─── Records supplied

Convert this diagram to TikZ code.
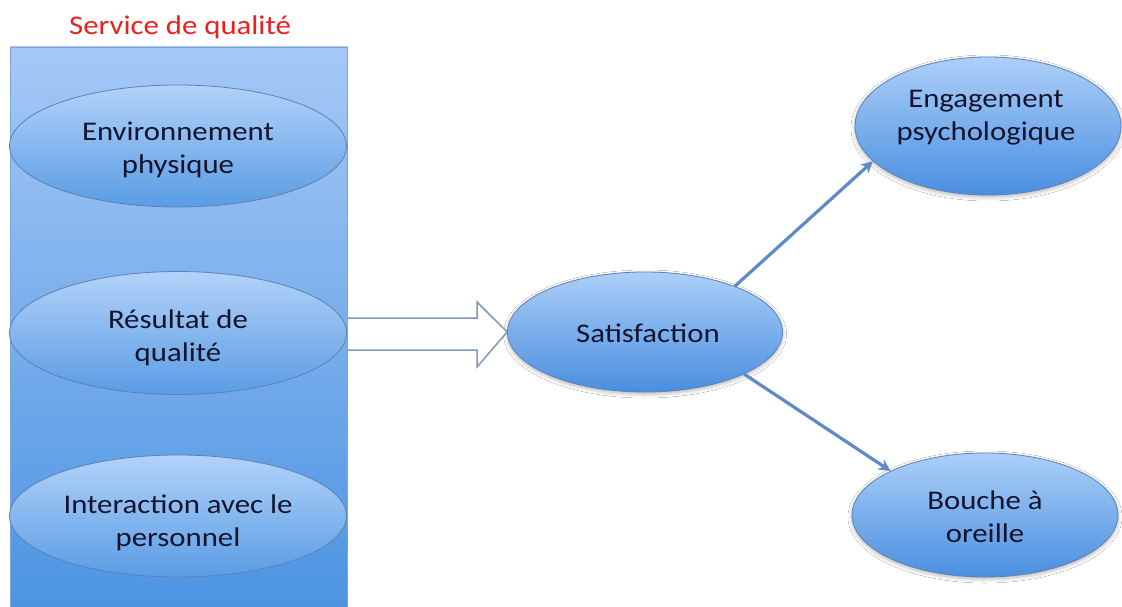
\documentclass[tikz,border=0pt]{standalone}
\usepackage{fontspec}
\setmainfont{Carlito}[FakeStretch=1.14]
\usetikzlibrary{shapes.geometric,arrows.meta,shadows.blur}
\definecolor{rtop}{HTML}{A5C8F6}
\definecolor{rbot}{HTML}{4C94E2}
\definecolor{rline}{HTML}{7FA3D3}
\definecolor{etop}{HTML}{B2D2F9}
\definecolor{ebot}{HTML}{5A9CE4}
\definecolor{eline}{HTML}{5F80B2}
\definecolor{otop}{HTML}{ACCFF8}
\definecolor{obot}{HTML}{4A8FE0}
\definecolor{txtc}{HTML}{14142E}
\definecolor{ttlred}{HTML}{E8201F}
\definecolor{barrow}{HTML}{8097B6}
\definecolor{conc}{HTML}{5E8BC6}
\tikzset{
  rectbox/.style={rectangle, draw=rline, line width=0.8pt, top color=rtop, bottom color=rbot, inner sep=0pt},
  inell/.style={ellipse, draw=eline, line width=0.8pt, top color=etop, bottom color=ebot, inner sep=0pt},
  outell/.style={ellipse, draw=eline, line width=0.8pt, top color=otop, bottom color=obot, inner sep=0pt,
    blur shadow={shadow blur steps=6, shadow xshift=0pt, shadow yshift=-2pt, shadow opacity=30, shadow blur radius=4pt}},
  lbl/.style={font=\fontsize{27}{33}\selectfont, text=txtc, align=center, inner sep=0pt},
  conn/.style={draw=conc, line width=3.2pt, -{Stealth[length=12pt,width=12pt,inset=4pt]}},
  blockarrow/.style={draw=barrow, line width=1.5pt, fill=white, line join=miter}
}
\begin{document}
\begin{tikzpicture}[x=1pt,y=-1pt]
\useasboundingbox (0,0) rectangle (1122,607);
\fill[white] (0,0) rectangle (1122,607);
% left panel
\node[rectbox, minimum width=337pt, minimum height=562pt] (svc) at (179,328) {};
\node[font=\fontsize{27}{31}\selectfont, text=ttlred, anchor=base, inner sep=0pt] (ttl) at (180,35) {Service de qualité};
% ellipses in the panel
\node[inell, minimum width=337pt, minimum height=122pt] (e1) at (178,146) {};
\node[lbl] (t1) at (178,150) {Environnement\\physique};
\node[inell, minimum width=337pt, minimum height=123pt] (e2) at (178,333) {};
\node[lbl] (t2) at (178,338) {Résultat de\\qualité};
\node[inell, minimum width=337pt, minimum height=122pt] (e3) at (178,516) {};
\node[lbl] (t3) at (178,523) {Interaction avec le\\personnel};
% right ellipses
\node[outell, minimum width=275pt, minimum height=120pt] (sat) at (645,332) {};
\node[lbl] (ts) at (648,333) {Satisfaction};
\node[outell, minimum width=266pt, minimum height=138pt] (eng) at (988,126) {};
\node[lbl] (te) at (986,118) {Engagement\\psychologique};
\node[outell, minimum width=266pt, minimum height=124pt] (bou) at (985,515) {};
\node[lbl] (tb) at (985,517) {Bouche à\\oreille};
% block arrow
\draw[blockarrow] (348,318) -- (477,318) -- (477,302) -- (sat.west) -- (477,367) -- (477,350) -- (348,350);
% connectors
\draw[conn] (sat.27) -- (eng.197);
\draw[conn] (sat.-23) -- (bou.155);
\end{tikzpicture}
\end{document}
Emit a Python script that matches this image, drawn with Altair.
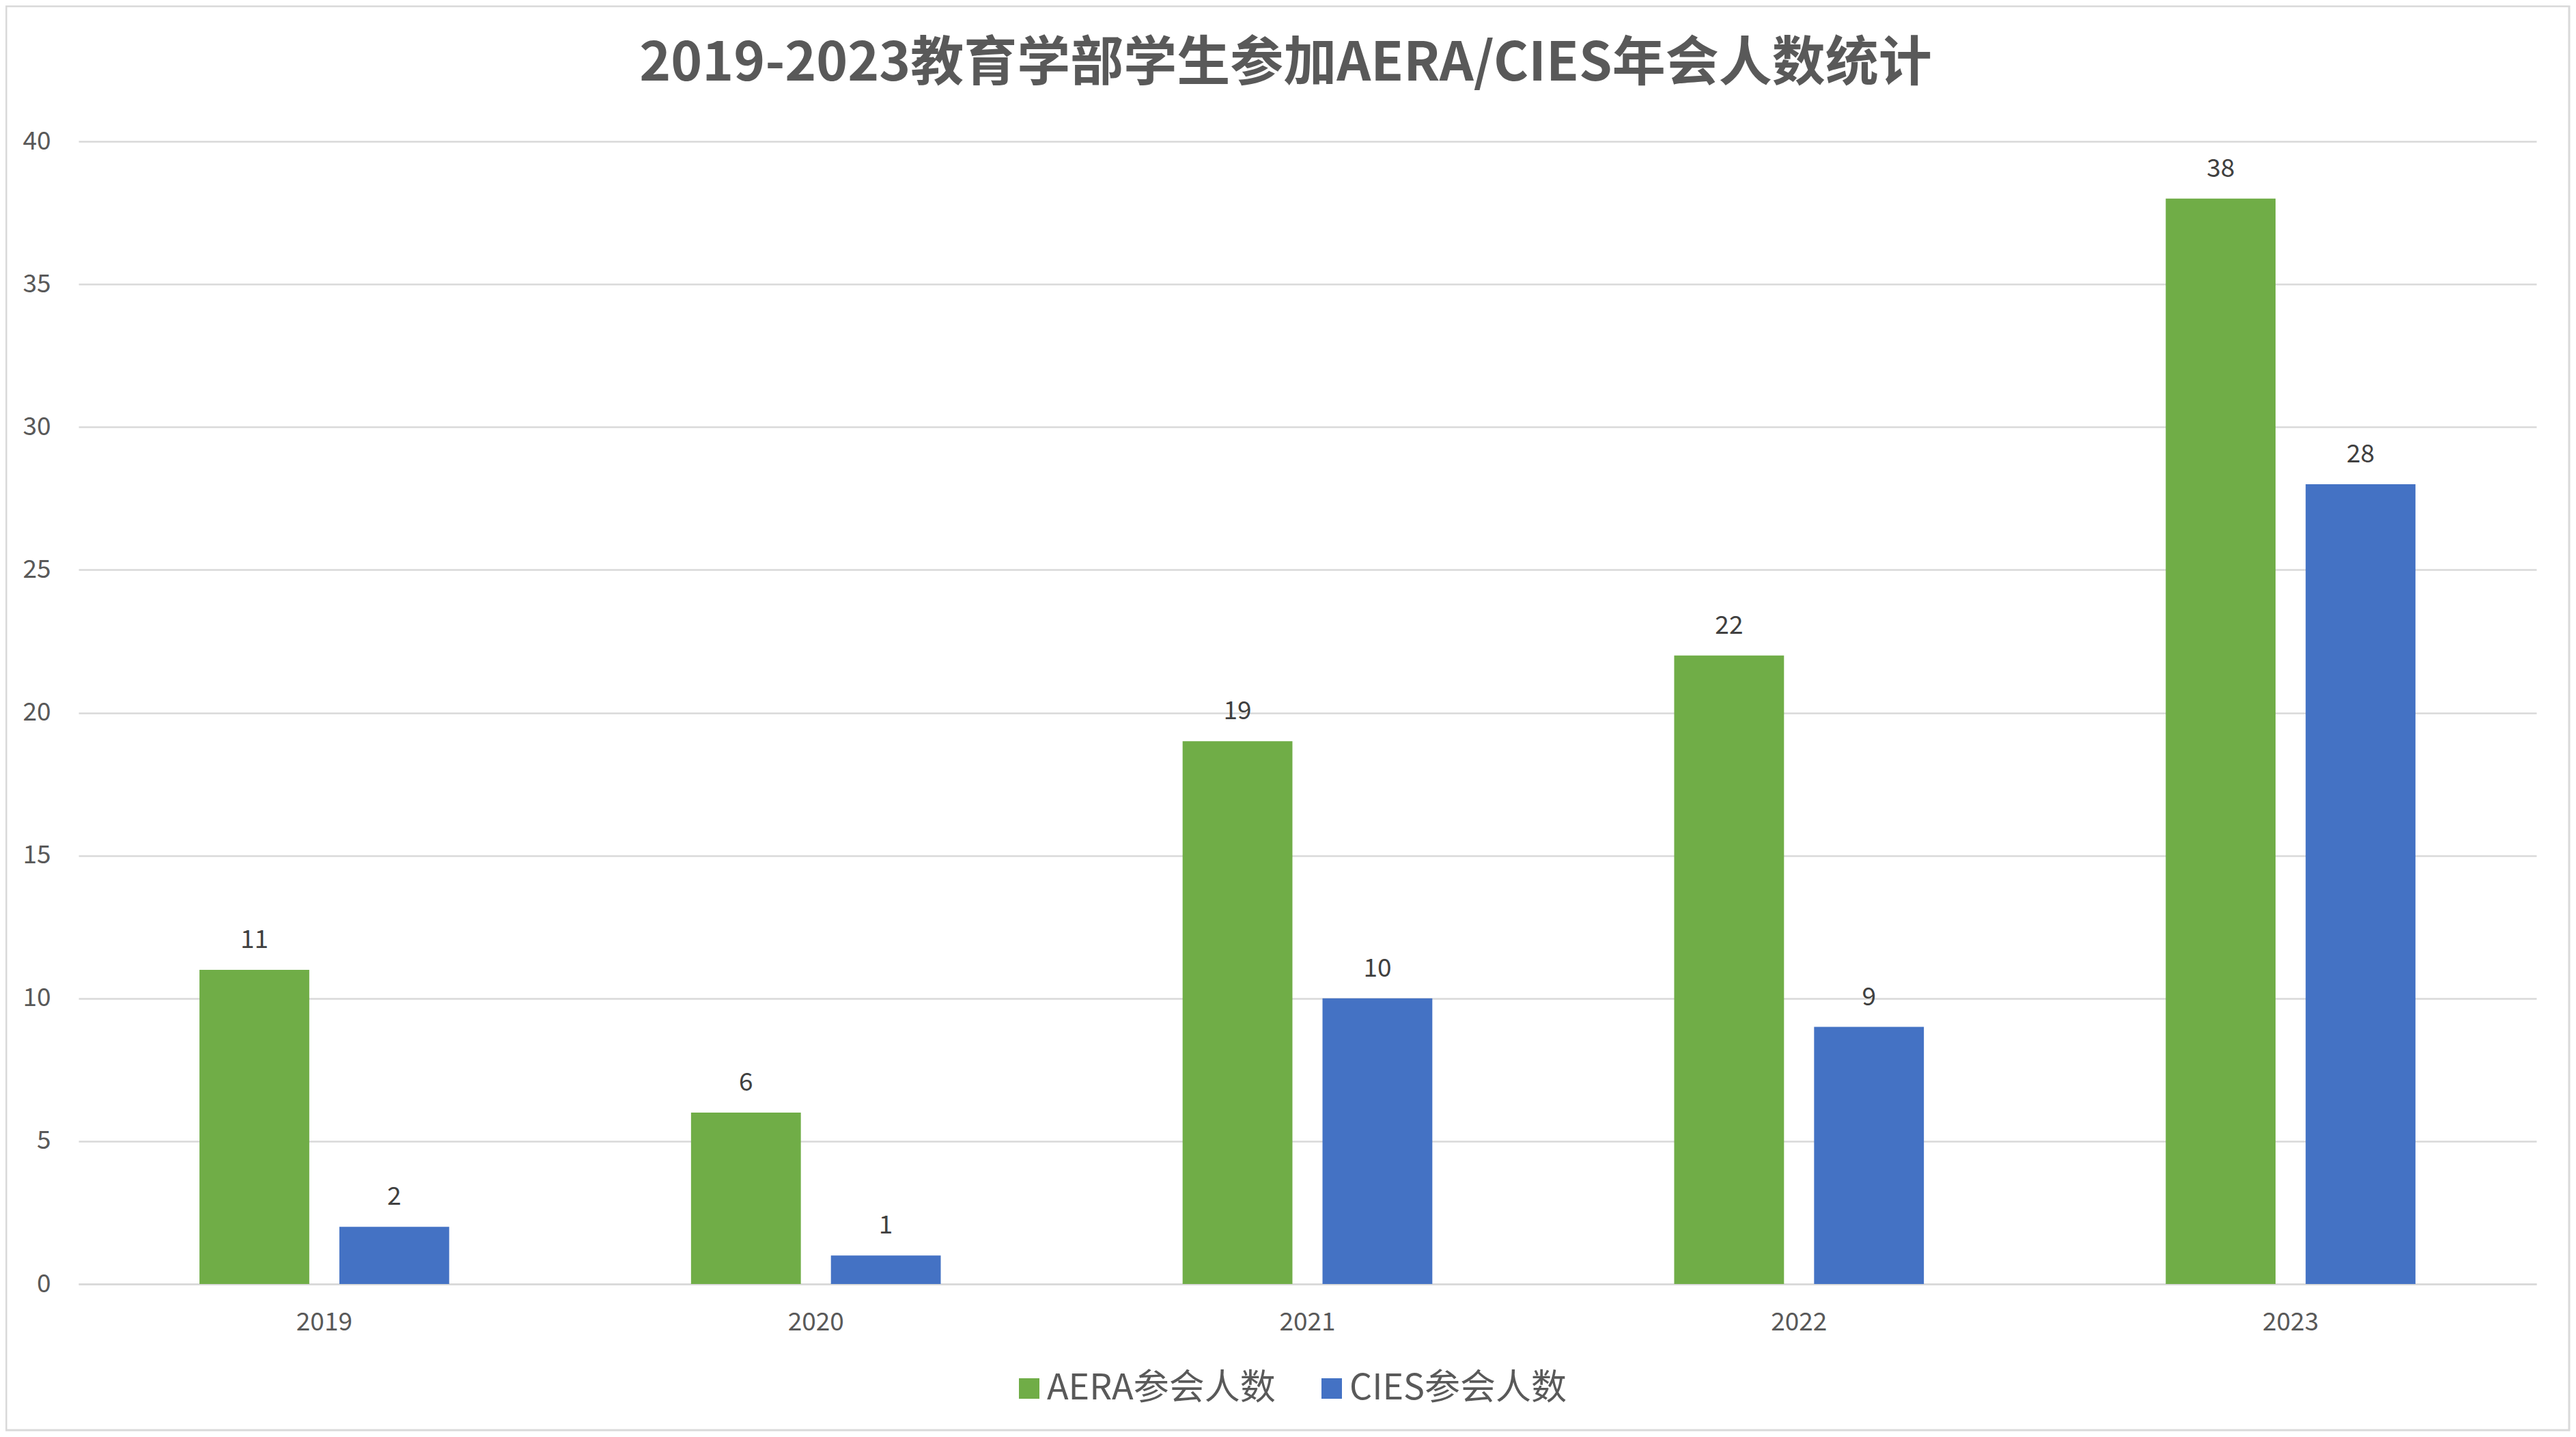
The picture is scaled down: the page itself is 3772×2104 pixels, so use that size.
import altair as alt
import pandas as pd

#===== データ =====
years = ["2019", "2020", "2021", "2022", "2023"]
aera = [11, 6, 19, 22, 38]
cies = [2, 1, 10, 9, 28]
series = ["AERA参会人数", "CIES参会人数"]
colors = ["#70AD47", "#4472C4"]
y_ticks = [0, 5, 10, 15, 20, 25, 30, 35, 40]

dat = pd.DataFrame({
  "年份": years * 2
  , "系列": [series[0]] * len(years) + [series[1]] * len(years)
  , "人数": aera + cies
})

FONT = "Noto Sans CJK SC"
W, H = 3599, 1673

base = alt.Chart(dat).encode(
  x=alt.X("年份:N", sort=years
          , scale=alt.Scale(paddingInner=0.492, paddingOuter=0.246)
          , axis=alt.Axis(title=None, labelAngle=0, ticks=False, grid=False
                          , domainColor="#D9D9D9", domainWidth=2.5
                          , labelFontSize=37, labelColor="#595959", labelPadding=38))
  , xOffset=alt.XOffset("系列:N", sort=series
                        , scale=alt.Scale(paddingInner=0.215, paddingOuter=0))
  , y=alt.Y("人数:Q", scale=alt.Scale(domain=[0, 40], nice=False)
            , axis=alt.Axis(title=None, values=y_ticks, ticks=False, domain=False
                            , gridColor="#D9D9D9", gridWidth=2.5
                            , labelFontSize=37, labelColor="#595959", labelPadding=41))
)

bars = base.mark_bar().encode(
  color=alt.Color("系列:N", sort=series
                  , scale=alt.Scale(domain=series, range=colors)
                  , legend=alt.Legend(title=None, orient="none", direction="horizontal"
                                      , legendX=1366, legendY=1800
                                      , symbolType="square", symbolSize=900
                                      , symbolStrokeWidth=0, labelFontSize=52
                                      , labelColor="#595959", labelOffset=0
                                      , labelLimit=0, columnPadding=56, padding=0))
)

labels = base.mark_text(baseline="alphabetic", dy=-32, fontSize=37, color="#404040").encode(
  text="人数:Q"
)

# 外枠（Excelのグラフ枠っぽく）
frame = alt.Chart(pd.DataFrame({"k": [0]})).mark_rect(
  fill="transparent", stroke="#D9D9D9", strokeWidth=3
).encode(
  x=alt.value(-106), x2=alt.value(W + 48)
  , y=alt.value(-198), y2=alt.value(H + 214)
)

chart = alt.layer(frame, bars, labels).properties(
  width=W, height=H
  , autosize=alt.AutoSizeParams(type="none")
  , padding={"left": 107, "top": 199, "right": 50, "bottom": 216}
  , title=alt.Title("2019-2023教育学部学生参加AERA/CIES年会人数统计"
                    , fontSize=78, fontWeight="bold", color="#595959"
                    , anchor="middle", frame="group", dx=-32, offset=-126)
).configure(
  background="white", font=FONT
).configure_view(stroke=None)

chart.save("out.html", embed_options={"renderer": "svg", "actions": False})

──────

• _Task to complete_
Your task is an exact transcription of all the data, minus the pictures.

• _Solution to the problem_
Convert this diagram to TikZ code.
\documentclass[tikz,border=0pt]{standalone}
\usepackage{fontspec}
\setmainfont{Carlito}[FakeStretch=1.14]
\usetikzlibrary{shapes.geometric,arrows.meta,shadows.blur}
\definecolor{rtop}{HTML}{A5C8F6}
\definecolor{rbot}{HTML}{4C94E2}
\definecolor{rline}{HTML}{7FA3D3}
\definecolor{etop}{HTML}{B2D2F9}
\definecolor{ebot}{HTML}{5A9CE4}
\definecolor{eline}{HTML}{5F80B2}
\definecolor{otop}{HTML}{ACCFF8}
\definecolor{obot}{HTML}{4A8FE0}
\definecolor{txtc}{HTML}{14142E}
\definecolor{ttlred}{HTML}{E8201F}
\definecolor{barrow}{HTML}{8097B6}
\definecolor{conc}{HTML}{5E8BC6}
\tikzset{
  rectbox/.style={rectangle, draw=rline, line width=0.8pt, top color=rtop, bottom color=rbot, inner sep=0pt},
  inell/.style={ellipse, draw=eline, line width=0.8pt, top color=etop, bottom color=ebot, inner sep=0pt},
  outell/.style={ellipse, draw=eline, line width=0.8pt, top color=otop, bottom color=obot, inner sep=0pt,
    blur shadow={shadow blur steps=6, shadow xshift=0pt, shadow yshift=-2pt, shadow opacity=30, shadow blur radius=4pt}},
  lbl/.style={font=\fontsize{27}{33}\selectfont, text=txtc, align=center, inner sep=0pt},
  conn/.style={draw=conc, line width=3.2pt, -{Stealth[length=12pt,width=12pt,inset=4pt]}},
  blockarrow/.style={draw=barrow, line width=1.5pt, fill=white, line join=miter}
}
\begin{document}
\begin{tikzpicture}[x=1pt,y=-1pt]
\useasboundingbox (0,0) rectangle (1122,607);
\fill[white] (0,0) rectangle (1122,607);
% left panel
\node[rectbox, minimum width=337pt, minimum height=562pt] (svc) at (179,328) {};
\node[font=\fontsize{27}{31}\selectfont, text=ttlred, anchor=base, inner sep=0pt] (ttl) at (180,35) {Service de qualité};
% ellipses in the panel
\node[inell, minimum width=337pt, minimum height=122pt] (e1) at (178,146) {};
\node[lbl] (t1) at (178,150) {Environnement\\physique};
\node[inell, minimum width=337pt, minimum height=123pt] (e2) at (178,333) {};
\node[lbl] (t2) at (178,338) {Résultat de\\qualité};
\node[inell, minimum width=337pt, minimum height=122pt] (e3) at (178,516) {};
\node[lbl] (t3) at (178,523) {Interaction avec le\\personnel};
% right ellipses
\node[outell, minimum width=275pt, minimum height=120pt] (sat) at (645,332) {};
\node[lbl] (ts) at (648,333) {Satisfaction};
\node[outell, minimum width=266pt, minimum height=138pt] (eng) at (988,126) {};
\node[lbl] (te) at (986,118) {Engagement\\psychologique};
\node[outell, minimum width=266pt, minimum height=124pt] (bou) at (985,515) {};
\node[lbl] (tb) at (985,517) {Bouche à\\oreille};
% block arrow
\draw[blockarrow] (348,318) -- (477,318) -- (477,302) -- (sat.west) -- (477,367) -- (477,350) -- (348,350);
% connectors
\draw[conn] (sat.27) -- (eng.197);
\draw[conn] (sat.-23) -- (bou.155);
\end{tikzpicture}
\end{document}
Emit a Python script that matches this image, drawn with Altair.
The picture is scaled down: the page itself is 3772×2104 pixels, so use that size.
import altair as alt
import pandas as pd

#===== データ =====
years = ["2019", "2020", "2021", "2022", "2023"]
aera = [11, 6, 19, 22, 38]
cies = [2, 1, 10, 9, 28]
series = ["AERA参会人数", "CIES参会人数"]
colors = ["#70AD47", "#4472C4"]
y_ticks = [0, 5, 10, 15, 20, 25, 30, 35, 40]

dat = pd.DataFrame({
  "年份": years * 2
  , "系列": [series[0]] * len(years) + [series[1]] * len(years)
  , "人数": aera + cies
})

FONT = "Noto Sans CJK SC"
W, H = 3599, 1673

base = alt.Chart(dat).encode(
  x=alt.X("年份:N", sort=years
          , scale=alt.Scale(paddingInner=0.492, paddingOuter=0.246)
          , axis=alt.Axis(title=None, labelAngle=0, ticks=False, grid=False
                          , domainColor="#D9D9D9", domainWidth=2.5
                          , labelFontSize=37, labelColor="#595959", labelPadding=38))
  , xOffset=alt.XOffset("系列:N", sort=series
                        , scale=alt.Scale(paddingInner=0.215, paddingOuter=0))
  , y=alt.Y("人数:Q", scale=alt.Scale(domain=[0, 40], nice=False)
            , axis=alt.Axis(title=None, values=y_ticks, ticks=False, domain=False
                            , gridColor="#D9D9D9", gridWidth=2.5
                            , labelFontSize=37, labelColor="#595959", labelPadding=41))
)

bars = base.mark_bar().encode(
  color=alt.Color("系列:N", sort=series
                  , scale=alt.Scale(domain=series, range=colors)
                  , legend=alt.Legend(title=None, orient="none", direction="horizontal"
                                      , legendX=1366, legendY=1800
                                      , symbolType="square", symbolSize=900
                                      , symbolStrokeWidth=0, labelFontSize=52
                                      , labelColor="#595959", labelOffset=0
                                      , labelLimit=0, columnPadding=56, padding=0))
)

labels = base.mark_text(baseline="alphabetic", dy=-32, fontSize=37, color="#404040").encode(
  text="人数:Q"
)

# 外枠（Excelのグラフ枠っぽく）
frame = alt.Chart(pd.DataFrame({"k": [0]})).mark_rect(
  fill="transparent", stroke="#D9D9D9", strokeWidth=3
).encode(
  x=alt.value(-106), x2=alt.value(W + 48)
  , y=alt.value(-198), y2=alt.value(H + 214)
)

chart = alt.layer(frame, bars, labels).properties(
  width=W, height=H
  , autosize=alt.AutoSizeParams(type="none")
  , padding={"left": 107, "top": 199, "right": 50, "bottom": 216}
  , title=alt.Title("2019-2023教育学部学生参加AERA/CIES年会人数统计"
                    , fontSize=78, fontWeight="bold", color="#595959"
                    , anchor="middle", frame="group", dx=-32, offset=-126)
).configure(
  background="white", font=FONT
).configure_view(stroke=None)

chart.save("out.html", embed_options={"renderer": "svg", "actions": False})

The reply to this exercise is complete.